--- TO BE DONE ---
Leave out the pictures, and retype only the lines from the beginning of the material through the line that contains "0.421,0.418,0.405,0.359,0.380,0.386];", including both.

--- SUPPLIED DATA ---
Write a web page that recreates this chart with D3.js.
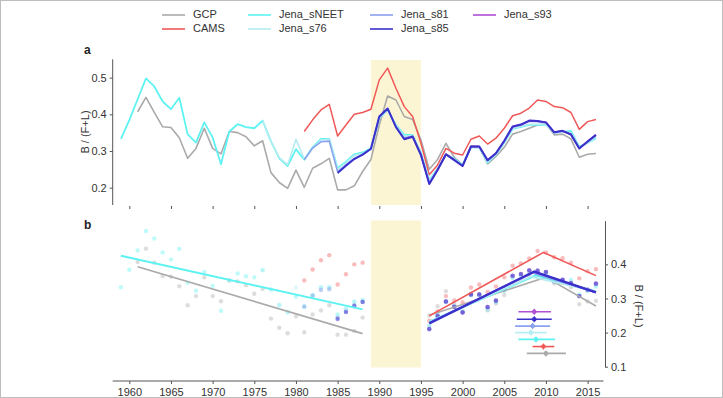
<!DOCTYPE html>
<html><head><meta charset="utf-8">
<script src="https://cdn.jsdelivr.net/npm/d3@7"></script>
<style>
html,body{margin:0;padding:0;background:#fff;}
svg{display:block;font-family:"Liberation Sans",Arial,Helvetica,sans-serif;}
</style></head>
<body><svg id="c" width="723" height="398"></svg>
<script>
// ---------- DATA ----------
const seriesNames = ["GCP","CAMS","Jena_sNEET","Jena_s76","Jena_s81","Jena_s85","Jena_s93"];
const seriesColors = ["#aaaaaa","#f05858","#5ef2f2","#b4ecf0","#8aa2ee","#3a30cc","#b04ed4"];

const gcpStart = 1961;
const gcpValues = [0.407,0.446,0.405,0.366,0.364,0.336,0.280,0.307,0.362,0.307,
  0.292,0.353,0.350,0.339,0.314,0.328,0.241,0.214,0.198,0.248,
  0.201,0.253,0.265,0.280,0.194,0.194,0.205,0.244,0.277,0.371,
  0.450,0.439,0.394,0.386,0.330,0.250,0.277,0.321,0.283,0.262,
  0.314,0.312,0.265,0.285,0.310,0.346,0.353,0.362,0.371,0.374,
  0.344,0.346,0.333,0.283,0.291,0.293];

const camsStart = 1981;
const camsValues = [0.353,0.385,0.412,0.427,0.341,0.371,0.400,0.405,0.414,0.494,
  0.526,0.471,0.421,0.394,0.321,0.235,0.262,0.307,0.294,0.289,
  0.332,0.341,0.319,0.335,0.362,0.396,0.403,0.417,0.439,0.435,
  0.421,0.418,0.405,0.359,0.380,0.386];

const sneetStart = 1959;
const sneetValues = [0.333,0.384,0.441,0.498,0.476,0.435,0.414,0.445,0.346,0.323,
  0.378,0.337,0.264,0.353,0.373,0.365,0.362,0.383,0.326,0.280,
  0.259,0.305,0.276,0.310,0.333,0.333,0.253,0.271,0.291,0.296,
  0.307,0.389,0.412,0.371,0.344,0.344,0.295,0.221,0.252,0.290,
  0.279,0.262,0.310,0.310,0.268,0.290,0.322,0.360,0.366,0.371,
  0.371,0.372,0.350,0.352,0.355,0.312,0.322,0.335];

const s76Start = 1976;
const s76Values = [0.383,0.326,0.282,0.262,0.332,0.278,0.308,0.330,0.332,0.250,
  0.268,0.288,0.293,0.305,0.390,0.413,0.370,0.340,0.342,0.292,
  0.218,0.250,0.289,0.277,0.260,0.309,0.309,0.270,0.290,0.323,
  0.362,0.367,0.373,0.373,0.373,0.349,0.351,0.350,0.310,0.322,0.338];

const s81Start = 1981;
const s81Values = [0.276,0.308,0.325,0.327,0.243,0.262,0.280,0.290,0.305,0.392,
  0.414,0.367,0.335,0.340,0.290,0.212,0.250,0.291,0.276,0.260,
  0.311,0.311,0.274,0.292,0.326,0.365,0.370,0.381,0.380,0.377,
  0.350,0.354,0.346,0.307,0.325,0.342];

const s85Start = 1985;
const s85Values = [0.240,0.260,0.278,0.290,0.306,0.394,0.416,0.365,0.332,0.339,
  0.289,0.210,0.248,0.291,0.275,0.259,0.312,0.312,0.275,0.294,
  0.328,0.367,0.372,0.383,0.382,0.378,0.351,0.355,0.345,0.307,
  0.326,0.344];

const s93Start = 1993;
const s93Values = [0.333,0.340,0.290,0.211,0.249,0.291,0.276,0.259,0.312,0.312,
  0.275,0.294,0.327,0.366,0.372,0.382,0.381,0.378,0.351,0.355,
  0.345,0.307,0.326,0.344];

// trend lines, panel b (early period)
const earlyFitNames = ["GCP","Jena_sNEET"];
const earlyFitYears = [[1961,1988],[1959,1988]];
const earlyFitValues = [[0.393,0.197],[0.425,0.268]];

// trend lines, panel b (late period, piecewise with breakpoint)
const lateFitNames = ["GCP","Jena_sNEET","Jena_s76","Jena_s81","CAMS","Jena_s93","Jena_s85"];
const lateFitYears = [[1996,2010.0,2016],[1996,2008.8,2016],[1996,2008.2,2016],[1996,2008.4,2016],[1996,2009.7,2016],[1996,2008.6,2016],[1996,2008.6,2016]];
const lateFitValues = [[0.251,0.362,0.278],[0.232,0.368,0.320],[0.230,0.364,0.320],[0.228,0.375,0.318],[0.249,0.435,0.367],[0.228,0.378,0.318],[0.227,0.379,0.318]];

// breakpoint estimates (centre and range), shown at stacked levels
const bpNames = ["Jena_s93","Jena_s85","Jena_s81","Jena_s76","Jena_sNEET","CAMS","GCP"];
const bpCentre = [2008.6,2008.6,2008.4,2008.2,2008.8,2009.7,2010.0];
const bpLow = [2006.7,2006.5,2006.3,2006.3,2006.7,2008.4,2007.7];
const bpHigh = [2010.6,2010.7,2010.5,2010.1,2011.1,2011.0,2012.4];
const bpLevel = [0.261,0.239,0.219,0.200,0.180,0.159,0.139];

const xTicks = [1960,1965,1970,1975,1980,1985,1990,1995,2000,2005,2010,2015];
const yTicksA = [0.2,0.3,0.4,0.5];
const yTicksB = [0.1,0.2,0.3,0.4];
const excluded = [1989,1995]; // shaded period

// ---------- BUILD ----------
function mk(start, vals){ return vals.map((v,i)=>({year:start+i, value:v})); }
const series = {
  "GCP": mk(gcpStart,gcpValues),
  "CAMS": mk(camsStart,camsValues),
  "Jena_sNEET": mk(sneetStart,sneetValues),
  "Jena_s76": mk(s76Start,s76Values),
  "Jena_s81": mk(s81Start,s81Values),
  "Jena_s85": mk(s85Start,s85Values),
  "Jena_s93": mk(s93Start,s93Values)
};
const color = d3.scaleOrdinal().domain(seriesNames).range(seriesColors);

const svg = d3.select("#c");
const x = d3.scaleLinear().domain([1960,2015]).range([129.3,587.6]);
const ya = d3.scaleLinear().domain([0.15,0.55]).range([206,59.3]);
const yb = d3.scaleLinear().domain([0.1,0.528]).range([366.7,220.7]);

// frame
svg.append("rect").attr("x",0.5).attr("y",0.5).attr("width",722).attr("height",397)
  .attr("fill","none").attr("stroke","#bdbdbd").attr("stroke-width",1);

// shaded bands
svg.append("rect").attr("x",x(excluded[0])).attr("width",x(excluded[1])-x(excluded[0]))
  .attr("y",60).attr("height",145).attr("fill","#fcf5d4");
svg.append("rect").attr("x",x(excluded[0])).attr("width",x(excluded[1])-x(excluded[0]))
  .attr("y",220.5).attr("height",147).attr("fill","#fcf5d4");

// ---------- PANEL A ----------
const ga = svg.append("g");
const axA = ga.append("g").attr("transform","translate(112.7,0)")
  .call(d3.axisLeft(ya).tickValues(yTicksA).tickFormat(d3.format(".1f")).tickSize(3).tickSizeOuter(0));
axA.select(".domain").attr("stroke","#555").attr("d","M0,59.3V205");
axA.selectAll(".tick line").attr("stroke","#555");
axA.selectAll("text").attr("font-size",11).attr("fill","#333").attr("font-family","Liberation Sans, Arial, sans-serif");

const axAb = ga.append("g").attr("transform","translate(0,206)")
  .call(d3.axisBottom(x).tickValues(xTicks).tickFormat("").tickSize(3));
axAb.select(".domain").remove();
axAb.selectAll(".tick line").attr("stroke","#555");

ga.append("text").attr("transform","translate(86,132) rotate(-90)").attr("text-anchor","middle")
  .attr("dominant-baseline","middle").attr("font-size",11).attr("fill","#333").text("B / (F+L)");
ga.append("text").attr("x",84).attr("y",54).attr("font-size",12).attr("font-weight","bold").attr("fill","#222").text("a");

const lineA = d3.line().x(d=>x(d.year)).y(d=>ya(d.value));
const drawOrderA = ["GCP","CAMS","Jena_sNEET","Jena_s76","Jena_s81","Jena_s93","Jena_s85"];
const widthA = {"GCP":1.6,"CAMS":1.5,"Jena_sNEET":1.8,"Jena_s76":1.6,"Jena_s81":1.6,"Jena_s85":2.0,"Jena_s93":1.6};
drawOrderA.forEach(n=>{
  ga.append("path").datum(series[n]).attr("d",lineA).attr("fill","none")
    .attr("stroke",color(n)).attr("stroke-width",widthA[n]).attr("stroke-linejoin","round");
});

// ---------- PANEL B ----------
const gb = svg.append("g");
const axBb = gb.append("g").attr("transform","translate(0,381)")
  .call(d3.axisBottom(x).tickValues(xTicks).tickSize(3).tickFormat(d3.format("d")));
axBb.select(".domain").attr("stroke","#555").attr("d","M112.7,0H603.5");
axBb.selectAll(".tick line").attr("stroke","#555");
axBb.selectAll("text").attr("font-size",11).attr("fill","#333").attr("font-family","Liberation Sans, Arial, sans-serif").attr("dy","0.85em");

const axBr = gb.append("g").attr("transform","translate(605,0)")
  .call(d3.axisRight(yb).tickValues(yTicksB).tickFormat(d3.format(".1f")).tickSize(3).tickSizeOuter(0));
axBr.select(".domain").attr("stroke","#555");
axBr.selectAll(".tick line").attr("stroke","#555");
axBr.selectAll("text").attr("font-size",11).attr("fill","#333").attr("font-family","Liberation Sans, Arial, sans-serif");

gb.append("text").attr("transform","translate(638,306) rotate(90)").attr("text-anchor","middle")
  .attr("dominant-baseline","middle").attr("font-size",11).attr("fill","#333").text("B / (F+L)");
gb.append("text").attr("x",84).attr("y",229).attr("font-size",12).attr("font-weight","bold").attr("fill","#222").text("b");

// scatter points
const pointOrder = ["GCP","CAMS","Jena_sNEET","Jena_s76","Jena_s81","Jena_s93","Jena_s85"];
pointOrder.forEach(n=>{
  gb.append("g").selectAll("circle")
    .data(series[n].filter(d=>d.year<excluded[0]||d.year>excluded[1]))
    .join("circle").attr("cx",d=>x(d.year)).attr("cy",d=>yb(d.value)).attr("r",2.2)
    .attr("fill",color(n)).attr("fill-opacity",(n==="Jena_s85"||n==="Jena_s81")?0.5:0.4);
});

// early fits
const lineB = d3.line().x(d=>d[0]).y(d=>d[1]);
earlyFitNames.forEach((n,i)=>{
  const pts = earlyFitYears[i].map((yr,j)=>[x(yr), yb(earlyFitValues[i][j])]);
  gb.append("path").attr("d",lineB(pts)).attr("fill","none").attr("stroke",color(n))
    .attr("stroke-width",n==="GCP"?1.6:2.0);
});
// late fits
const lateWidth = {"GCP":1.6,"Jena_sNEET":2.2,"Jena_s76":1.8,"Jena_s81":1.8,"CAMS":1.6,"Jena_s93":1.8,"Jena_s85":2.4};
lateFitNames.forEach((n,i)=>{
  const pts = lateFitYears[i].map((yr,j)=>[x(yr), yb(lateFitValues[i][j])]);
  gb.append("path").attr("d",lineB(pts)).attr("fill","none").attr("stroke",color(n))
    .attr("stroke-width",lateWidth[n]).attr("stroke-linejoin","round");
});
// breakpoint intervals
bpNames.forEach((n,i)=>{
  const g = gb.append("g");
  g.append("line").attr("x1",x(bpLow[i])).attr("x2",x(bpHigh[i]))
    .attr("y1",yb(bpLevel[i])).attr("y2",yb(bpLevel[i])).attr("stroke",color(n)).attr("stroke-width",1.6);
  g.append("line").attr("x1",x(bpCentre[i])).attr("x2",x(bpCentre[i]))
    .attr("y1",yb(bpLevel[i])-3).attr("y2",yb(bpLevel[i])+3).attr("stroke",color(n)).attr("stroke-width",1.2);
  g.append("circle").attr("cx",x(bpCentre[i])).attr("cy",yb(bpLevel[i])).attr("r",2.3).attr("fill",color(n));
});

// ---------- LEGEND ----------
const legendCols = [162,248,370,473];
const legendRows = [15,29];
const legendLayout = [["GCP",0,0],["CAMS",0,1],["Jena_sNEET",1,0],["Jena_s76",1,1],["Jena_s81",2,0],["Jena_s85",2,1],["Jena_s93",3,0]];
const lg = svg.append("g");
legendLayout.forEach(([n,c,r])=>{
  const lx = legendCols[c], ly = legendRows[r];
  lg.append("line").attr("x1",lx).attr("x2",lx+23).attr("y1",ly).attr("y2",ly)
    .attr("stroke",color(n)).attr("stroke-width",1.6);
  lg.append("text").attr("x",lx+31).attr("y",ly).attr("dominant-baseline","middle")
    .attr("font-size",11).attr("fill","#333").text(n);
});
</script></body></html>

--- TASK RESPONSE ---
Write a web page that recreates this chart with D3.js.
<!DOCTYPE html>
<html><head><meta charset="utf-8">
<script src="https://cdn.jsdelivr.net/npm/d3@7"></script>
<style>
html,body{margin:0;padding:0;background:#fff;}
svg{display:block;font-family:"Liberation Sans",Arial,Helvetica,sans-serif;}
</style></head>
<body><svg id="c" width="723" height="398"></svg>
<script>
// ---------- DATA ----------
const seriesNames = ["GCP","CAMS","Jena_sNEET","Jena_s76","Jena_s81","Jena_s85","Jena_s93"];
const seriesColors = ["#aaaaaa","#f05858","#5ef2f2","#b4ecf0","#8aa2ee","#3a30cc","#b04ed4"];

const gcpStart = 1961;
const gcpValues = [0.407,0.446,0.405,0.366,0.364,0.336,0.280,0.307,0.362,0.307,
  0.292,0.353,0.350,0.339,0.314,0.328,0.241,0.214,0.198,0.248,
  0.201,0.253,0.265,0.280,0.194,0.194,0.205,0.244,0.277,0.371,
  0.450,0.439,0.394,0.386,0.330,0.250,0.277,0.321,0.283,0.262,
  0.314,0.312,0.265,0.285,0.310,0.346,0.353,0.362,0.371,0.374,
  0.344,0.346,0.333,0.283,0.291,0.293];

const camsStart = 1981;
const camsValues = [0.353,0.385,0.412,0.427,0.341,0.371,0.400,0.405,0.414,0.494,
  0.526,0.471,0.421,0.394,0.321,0.235,0.262,0.307,0.294,0.289,
  0.332,0.341,0.319,0.335,0.362,0.396,0.403,0.417,0.439,0.435,
  0.421,0.418,0.405,0.359,0.380,0.386];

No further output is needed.